|Title||Temperature is key to yield and stability of protein stabilized microbubbles|
|Author(s)||Rovers, T.A.M.; Sala, G.; Linden, E. van der; Meinders, M.B.J.|
|Event||ISFRS 2015, Zurich, 2015-06-07/2015-06-11|
Physics and Physical Chemistry of Foods
FBR Food Technology
|Publication type||Abstract in scientific journal or proceedings|
|Abstract||The eﬀect of preparation and storage parameters on the number, size and stability of microbubbles
covered with bovine serum albumin (BSA) was investigated.
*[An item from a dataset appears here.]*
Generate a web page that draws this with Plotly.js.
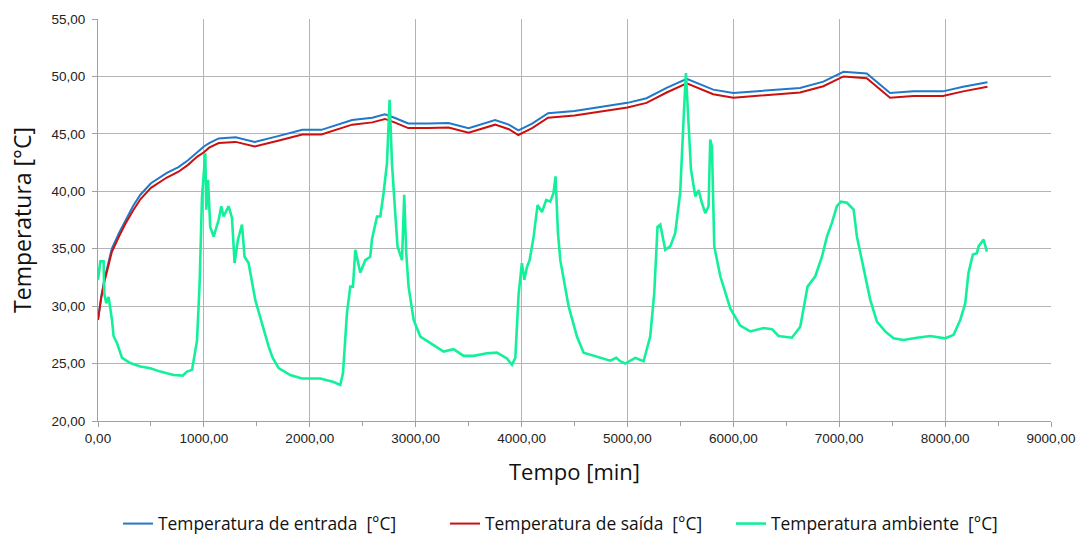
<!DOCTYPE html>
<html>
<head>
<meta charset="utf-8">
<script src="https://cdn.plot.ly/plotly-3.0.1.min.js"></script>
<style>html,body{margin:0;padding:0;background:#fff;}#chart{width:1079px;height:535px;}</style>
</head>
<body>
<div id="chart"></div>
<script>
// Temperatura de entrada [°C]
const entradaX = [0,30,60,100,130,200,260,330,400,500,650,760,850,935,1000,1050,1140,1300,1480,1700,1930,2110,2400,2590,2710,2800,2930,3120,3310,3500,3750,3880,3970,4100,4250,4500,4700,5000,5180,5370,5560,5810,6000,6320,6630,6850,7040,7260,7480,7700,7980,8170,8400];
const entradaY = [28.8,30.8,32.3,33.9,35.0,36.4,37.5,38.7,39.7,40.7,41.6,42.1,42.7,43.4,43.9,44.2,44.6,44.7,44.3,44.8,45.35,45.35,46.2,46.4,46.7,46.4,45.9,45.9,45.95,45.5,46.2,45.8,45.3,45.9,46.8,47.0,47.3,47.7,48.1,49.0,49.8,48.85,48.55,48.8,49.0,49.55,50.4,50.25,48.55,48.7,48.7,49.1,49.5];

// Temperatura de saída [°C]
const saidaX = [0,30,60,100,130,200,260,330,400,500,650,760,850,935,1000,1050,1140,1300,1480,1700,1930,2110,2400,2590,2710,2800,2930,3120,3310,3500,3750,3880,3970,4100,4250,4500,4700,5000,5180,5370,5560,5810,6000,6320,6630,6850,7040,7260,7480,7700,7980,8170,8400];
const saidaY = [28.8,30.7,32.1,33.6,34.7,36.1,37.2,38.3,39.3,40.3,41.2,41.7,42.3,43.0,43.4,43.8,44.2,44.3,43.9,44.4,44.95,44.95,45.8,46.0,46.3,46.0,45.5,45.5,45.55,45.1,45.8,45.4,44.9,45.5,46.4,46.6,46.9,47.3,47.7,48.6,49.4,48.45,48.15,48.4,48.6,49.15,50.0,49.85,48.15,48.3,48.3,48.7,49.1];

// Temperatura ambiente [°C]
const ambienteX = [0,22,53,59,78,100,132,147,179,227,305,400,494,588,714,800,840,888,935,960,982,997,1013,1023,1039,1060,1092,1139,1164,1186,1233,1265,1290,1322,1360,1384,1422,1485,1549,1611,1650,1706,1816,1926,2099,2225,2288,2314,2351,2383,2408,2430,2477,2524,2571,2587,2635,2666,2697,2729,2754,2776,2807,2829,2871,2892,2911,2933,2981,3044,3169,3264,3358,3453,3547,3673,3768,3862,3909,3941,3972,4003,4026,4051,4076,4114,4151,4193,4233,4271,4302,4321,4344,4366,4444,4523,4586,4712,4838,4894,4932,4979,5074,5152,5215,5253,5284,5310,5357,5404,5451,5498,5524,5536,5552,5577,5600,5641,5672,5703,5735,5766,5782,5798,5820,5877,5971,6065,6160,6285,6365,6427,6553,6632,6670,6701,6774,6837,6884,6931,6978,7016,7073,7136,7167,7230,7293,7356,7434,7513,7607,7734,7859,8001,8080,8143,8190,8221,8262,8300,8316,8363,8395];
const ambienteY = [32.3,33.9,33.9,31.1,30.25,30.8,28.8,27.4,26.8,25.5,25.05,24.75,24.6,24.3,24.0,23.95,24.3,24.45,27.0,32.0,39.5,41.0,43.3,38.4,41.0,36.9,36.05,37.5,38.7,37.8,38.7,37.7,33.75,35.8,37.1,34.3,33.75,30.55,28.5,26.5,25.5,24.6,24.0,23.7,23.7,23.4,23.15,24.2,29.4,31.7,31.7,34.9,32.9,34.0,34.3,35.8,37.8,37.8,39.85,42.45,47.97,42.45,38.1,35.2,34.0,39.7,34.6,31.7,28.8,27.35,26.6,26.05,26.25,25.67,25.67,25.9,25.95,25.45,24.9,25.5,31.0,33.75,32.3,33.4,34.0,36.05,38.8,38.2,39.25,39.1,39.85,41.3,36.35,34.0,30.0,27.35,25.95,25.6,25.25,25.5,25.2,25.0,25.5,25.2,27.35,31.1,36.9,37.1,34.9,35.2,36.35,39.85,45.65,47.4,50.3,45.65,41.9,39.55,40.1,39.0,38.1,38.7,44.5,43.9,35.2,32.6,29.8,28.3,27.8,28.1,28.0,27.4,27.25,28.2,30.0,31.7,32.6,34.3,36.05,37.25,38.7,39.1,39.0,38.4,36.05,33.45,30.55,28.65,27.8,27.2,27.05,27.25,27.4,27.2,27.5,28.8,30.25,32.9,34.5,34.6,35.2,35.8,34.75];

const seriesNames = ['Temperatura de entrada  [°C]', 'Temperatura de saída  [°C]', 'Temperatura ambiente  [°C]'];
const xTitle = 'Tempo [min]';
const yTitle = 'Temperatura [°C]';

const traces = [
  {x: entradaX, y: entradaY, name: seriesNames[0], mode: 'lines', line: {color: '#1f78c8', width: 2}, legendwidth: 282},
  {x: saidaX, y: saidaY, name: seriesNames[1], mode: 'lines', line: {color: '#cc1010', width: 2}, legendwidth: 241},
  {x: ambienteX, y: ambienteY, name: seriesNames[2], mode: 'lines', line: {color: '#14f09a', width: 2.6}, legendwidth: 240}
];

const layout = {
  width: 1079, height: 535,
  margin: {l: 98, r: 28, t: 19, b: 114, autoexpand: false},
  paper_bgcolor: '#fff', plot_bgcolor: '#fff',
  separators: ',.',
  showlegend: true,
  legend: {orientation: 'h', x: 118 / 1079, xanchor: 'left', xref: 'container',
           y: 0.021, yanchor: 'middle', yref: 'container',
           font: {family: 'Open Sans', size: 17.4, color: '#111'}, traceorder: 'normal'},
  xaxis: {
    range: [0, 9000], dtick: 1000, tick0: 0, tickformat: '.2f',
    showgrid: true, gridcolor: '#b4b4b4', gridwidth: 1,
    showline: true, linecolor: '#a0a0a0', linewidth: 1,
    ticks: 'outside', ticklen: 5, tickcolor: '#a0a0a0',
    minor: {dtick: 500, ticks: 'outside', ticklen: 4, tickcolor: '#a0a0a0', showgrid: false},
    tickfont: {family: 'Liberation Sans', size: 13.5, color: '#222'},
    zeroline: false, fixedrange: true, automargin: false,
    title: {text: xTitle, font: {family: 'Open Sans', size: 22, color: '#111'}, standoff: 19}
  },
  yaxis: {
    range: [20, 55], dtick: 5, tick0: 20, tickformat: '.2f',
    showgrid: true, gridcolor: '#b4b4b4', gridwidth: 1,
    showline: true, linecolor: '#a0a0a0', linewidth: 1,
    ticks: 'outside', ticklen: 5, tickcolor: '#a0a0a0', ticklabelstandoff: 4,
    tickfont: {family: 'Liberation Sans', size: 13.5, color: '#222'},
    zeroline: false, fixedrange: true, automargin: false,
    title: {text: yTitle, font: {family: 'Open Sans', size: 23, color: '#111'}, standoff: 13}
  }
};

Plotly.newPlot('chart', traces, layout, {displayModeBar: false, staticPlot: true});
</script>
</body>
</html>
A large number of microbubbles with a high stability were obtained at protein concentration of 7.5% or higher, at pH between 5 and 6, at a ionic strength of 1.0 M and at a preheating temperature of 55 - 60°C. Microbubbles stored at 4°C were more stable than those stored at room temperature. This was observed for a speciﬁc commercial BSA batch. We found that optimal preparation parameters strongly depend on the batch. Certain BSA batches were found not to lead to microbubbles at all. Microbubbles made with diﬀerent protein concentration and preheating temperatures shrunk in time to a radius between 300 nm and 350 nm, after which the size remained constant during further storage. We argue that the constant ﬁnal size can be explained by a thickening of the microbubble shell as a result of the microbubble shrinkage and thereby withstanding the Laplace pressure. The eﬀects of the protein concentration, pH and ionic strength on the number of obtained microbubbles directly after sonication can be ascribed to the inﬂuence of these parameters on the adsorption speed and ability to cover the surface of air bubbles formed during sonication with enough proteins to stabilize the bubble against coalescence and dissolution. We suggest that the eﬀect of temperature during sonication on the formation of microbubbles can be related to thermally induced protein- protein interaction at the air-water interface. After formation these interactions have a temperature dependency, which might explain the diﬀerence in stability during storage at 4 and 21°C.